Your goal: The lines from the top of the material below through the line containing "const ticksB = [1.00, 1.20, 1.40, 1.60, 1.80, 2.00, 2.20];" are to be printed exactly, with pictures omitted.

Data block:
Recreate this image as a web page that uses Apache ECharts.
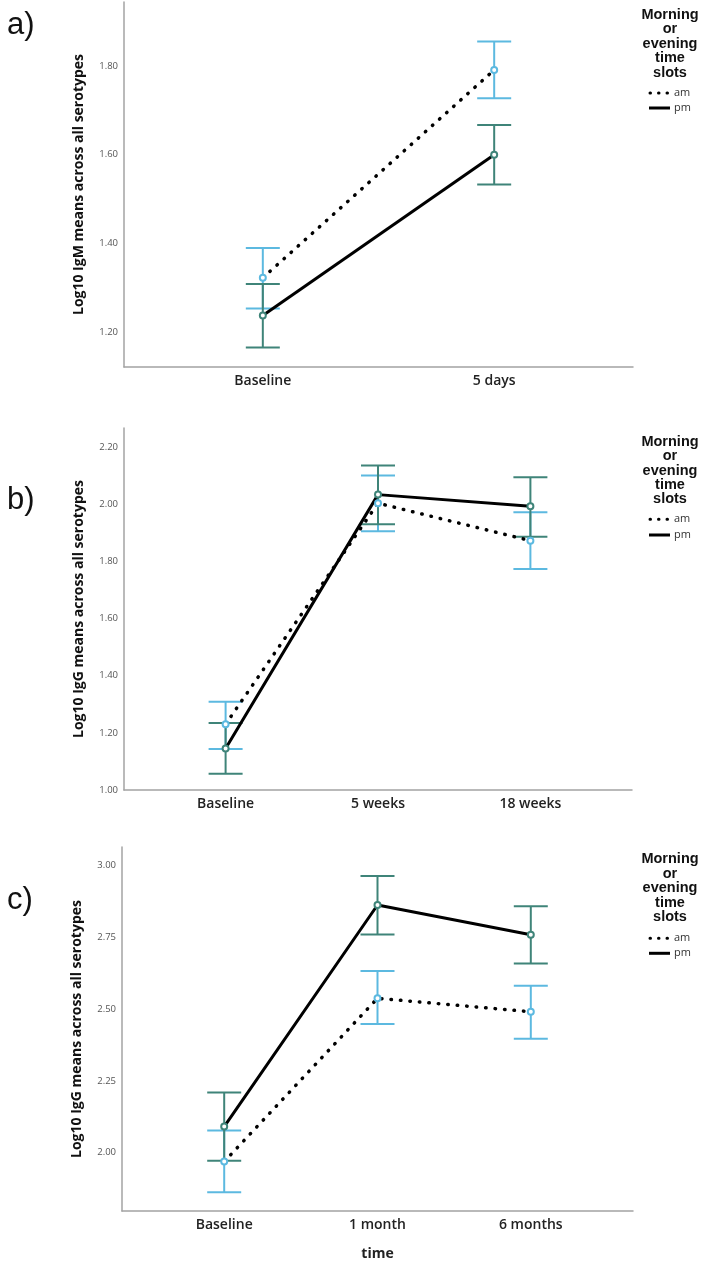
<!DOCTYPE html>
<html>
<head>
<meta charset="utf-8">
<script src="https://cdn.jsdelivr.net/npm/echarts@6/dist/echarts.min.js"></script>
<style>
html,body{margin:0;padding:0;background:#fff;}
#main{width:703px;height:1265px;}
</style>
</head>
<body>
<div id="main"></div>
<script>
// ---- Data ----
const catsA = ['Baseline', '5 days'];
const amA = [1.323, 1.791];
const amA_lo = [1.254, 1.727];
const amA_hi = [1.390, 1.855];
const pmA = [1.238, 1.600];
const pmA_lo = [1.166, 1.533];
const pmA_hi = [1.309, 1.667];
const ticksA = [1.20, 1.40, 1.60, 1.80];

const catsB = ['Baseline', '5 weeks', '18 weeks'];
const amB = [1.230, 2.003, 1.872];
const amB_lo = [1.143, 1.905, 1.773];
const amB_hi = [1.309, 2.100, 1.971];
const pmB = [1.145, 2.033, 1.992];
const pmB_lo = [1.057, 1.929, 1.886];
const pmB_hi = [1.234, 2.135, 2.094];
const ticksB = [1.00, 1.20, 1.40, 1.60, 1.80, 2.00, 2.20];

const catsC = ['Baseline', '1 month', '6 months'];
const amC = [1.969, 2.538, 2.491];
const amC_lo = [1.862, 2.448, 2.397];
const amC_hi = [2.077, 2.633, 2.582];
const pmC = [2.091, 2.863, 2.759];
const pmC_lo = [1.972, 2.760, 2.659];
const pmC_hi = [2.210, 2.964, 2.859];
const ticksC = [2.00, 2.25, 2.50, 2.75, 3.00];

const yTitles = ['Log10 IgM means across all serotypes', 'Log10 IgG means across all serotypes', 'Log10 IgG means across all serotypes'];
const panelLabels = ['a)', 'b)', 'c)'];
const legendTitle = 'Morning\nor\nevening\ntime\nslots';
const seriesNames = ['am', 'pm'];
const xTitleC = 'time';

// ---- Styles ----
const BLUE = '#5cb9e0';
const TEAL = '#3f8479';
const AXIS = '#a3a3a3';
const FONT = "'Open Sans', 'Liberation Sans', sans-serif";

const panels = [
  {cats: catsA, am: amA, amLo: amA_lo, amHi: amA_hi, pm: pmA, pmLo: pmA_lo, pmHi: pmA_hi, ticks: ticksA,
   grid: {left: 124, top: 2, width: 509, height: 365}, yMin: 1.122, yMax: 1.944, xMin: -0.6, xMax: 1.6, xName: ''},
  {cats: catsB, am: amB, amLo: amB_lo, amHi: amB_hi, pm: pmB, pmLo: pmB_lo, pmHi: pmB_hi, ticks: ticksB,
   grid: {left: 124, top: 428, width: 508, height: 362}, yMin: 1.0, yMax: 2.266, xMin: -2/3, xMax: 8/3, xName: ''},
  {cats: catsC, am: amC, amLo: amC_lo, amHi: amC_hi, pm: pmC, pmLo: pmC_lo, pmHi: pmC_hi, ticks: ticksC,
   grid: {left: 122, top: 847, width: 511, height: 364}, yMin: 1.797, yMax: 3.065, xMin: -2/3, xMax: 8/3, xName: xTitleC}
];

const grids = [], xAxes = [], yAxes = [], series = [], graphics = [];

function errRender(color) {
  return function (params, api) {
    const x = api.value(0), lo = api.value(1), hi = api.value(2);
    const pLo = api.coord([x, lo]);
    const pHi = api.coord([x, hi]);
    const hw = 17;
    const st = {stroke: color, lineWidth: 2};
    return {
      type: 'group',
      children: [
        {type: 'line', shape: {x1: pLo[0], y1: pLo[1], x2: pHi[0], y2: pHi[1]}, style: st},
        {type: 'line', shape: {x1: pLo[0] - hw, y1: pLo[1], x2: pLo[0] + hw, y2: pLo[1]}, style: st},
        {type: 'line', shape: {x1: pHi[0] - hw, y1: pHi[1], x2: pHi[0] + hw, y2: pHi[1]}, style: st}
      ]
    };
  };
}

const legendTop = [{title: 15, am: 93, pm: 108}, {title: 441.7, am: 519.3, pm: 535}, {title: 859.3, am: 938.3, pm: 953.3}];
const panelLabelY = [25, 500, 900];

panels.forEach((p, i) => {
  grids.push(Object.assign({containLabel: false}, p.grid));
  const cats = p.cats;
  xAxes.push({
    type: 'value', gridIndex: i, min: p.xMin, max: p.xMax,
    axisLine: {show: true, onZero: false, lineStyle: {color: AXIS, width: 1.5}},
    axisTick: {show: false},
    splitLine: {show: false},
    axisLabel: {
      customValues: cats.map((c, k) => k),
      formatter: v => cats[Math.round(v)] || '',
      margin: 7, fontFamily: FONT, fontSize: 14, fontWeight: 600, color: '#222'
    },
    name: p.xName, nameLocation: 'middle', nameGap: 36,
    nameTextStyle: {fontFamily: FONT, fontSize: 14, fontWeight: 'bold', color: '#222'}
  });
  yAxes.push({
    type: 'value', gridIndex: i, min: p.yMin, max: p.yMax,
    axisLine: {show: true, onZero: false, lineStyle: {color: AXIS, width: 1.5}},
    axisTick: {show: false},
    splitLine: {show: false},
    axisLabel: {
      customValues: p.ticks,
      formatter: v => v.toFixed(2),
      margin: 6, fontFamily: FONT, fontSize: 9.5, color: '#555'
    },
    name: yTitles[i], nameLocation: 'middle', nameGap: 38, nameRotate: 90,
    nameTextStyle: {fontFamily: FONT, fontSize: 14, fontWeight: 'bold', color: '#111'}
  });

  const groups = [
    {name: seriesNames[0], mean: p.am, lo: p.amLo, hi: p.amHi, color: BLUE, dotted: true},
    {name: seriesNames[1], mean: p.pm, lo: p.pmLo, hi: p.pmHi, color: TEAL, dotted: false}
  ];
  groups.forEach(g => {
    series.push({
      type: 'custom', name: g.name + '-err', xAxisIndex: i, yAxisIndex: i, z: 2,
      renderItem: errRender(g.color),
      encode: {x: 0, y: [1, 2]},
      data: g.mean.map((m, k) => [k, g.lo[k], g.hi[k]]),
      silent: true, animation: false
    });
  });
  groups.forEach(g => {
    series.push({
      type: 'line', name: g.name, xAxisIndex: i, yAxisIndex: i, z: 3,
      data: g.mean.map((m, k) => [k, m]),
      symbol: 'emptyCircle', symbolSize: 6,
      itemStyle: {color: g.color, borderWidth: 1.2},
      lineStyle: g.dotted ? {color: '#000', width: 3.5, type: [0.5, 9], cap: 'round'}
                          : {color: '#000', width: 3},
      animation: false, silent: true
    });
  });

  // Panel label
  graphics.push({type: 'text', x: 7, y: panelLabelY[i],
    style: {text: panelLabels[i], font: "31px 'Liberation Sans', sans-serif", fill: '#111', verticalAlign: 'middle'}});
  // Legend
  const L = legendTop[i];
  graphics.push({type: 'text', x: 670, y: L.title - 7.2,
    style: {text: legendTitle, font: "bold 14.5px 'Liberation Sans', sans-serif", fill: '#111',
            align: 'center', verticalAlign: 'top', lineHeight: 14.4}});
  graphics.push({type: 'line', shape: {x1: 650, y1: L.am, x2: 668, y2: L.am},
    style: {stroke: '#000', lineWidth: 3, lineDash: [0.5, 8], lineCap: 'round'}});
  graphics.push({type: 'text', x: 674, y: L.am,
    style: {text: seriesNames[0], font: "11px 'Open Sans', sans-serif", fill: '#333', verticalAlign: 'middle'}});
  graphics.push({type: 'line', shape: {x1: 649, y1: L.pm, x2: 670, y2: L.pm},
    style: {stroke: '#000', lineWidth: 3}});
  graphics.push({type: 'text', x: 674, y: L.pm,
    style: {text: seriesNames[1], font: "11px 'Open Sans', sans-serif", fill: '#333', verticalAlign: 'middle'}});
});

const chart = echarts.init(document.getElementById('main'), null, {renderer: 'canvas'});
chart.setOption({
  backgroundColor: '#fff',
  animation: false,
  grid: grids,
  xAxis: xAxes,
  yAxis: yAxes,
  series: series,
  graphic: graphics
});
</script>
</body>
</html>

Solution to this problem:
Recreate this image as a web page that uses Apache ECharts.
<!DOCTYPE html>
<html>
<head>
<meta charset="utf-8">
<script src="https://cdn.jsdelivr.net/npm/echarts@6/dist/echarts.min.js"></script>
<style>
html,body{margin:0;padding:0;background:#fff;}
#main{width:703px;height:1265px;}
</style>
</head>
<body>
<div id="main"></div>
<script>
// ---- Data ----
const catsA = ['Baseline', '5 days'];
const amA = [1.323, 1.791];
const amA_lo = [1.254, 1.727];
const amA_hi = [1.390, 1.855];
const pmA = [1.238, 1.600];
const pmA_lo = [1.166, 1.533];
const pmA_hi = [1.309, 1.667];
const ticksA = [1.20, 1.40, 1.60, 1.80];

const catsB = ['Baseline', '5 weeks', '18 weeks'];
const amB = [1.230, 2.003, 1.872];
const amB_lo = [1.143, 1.905, 1.773];
const amB_hi = [1.309, 2.100, 1.971];
const pmB = [1.145, 2.033, 1.992];
const pmB_lo = [1.057, 1.929, 1.886];
const pmB_hi = [1.234, 2.135, 2.094];
const ticksB = [1.00, 1.20, 1.40, 1.60, 1.80, 2.00, 2.20];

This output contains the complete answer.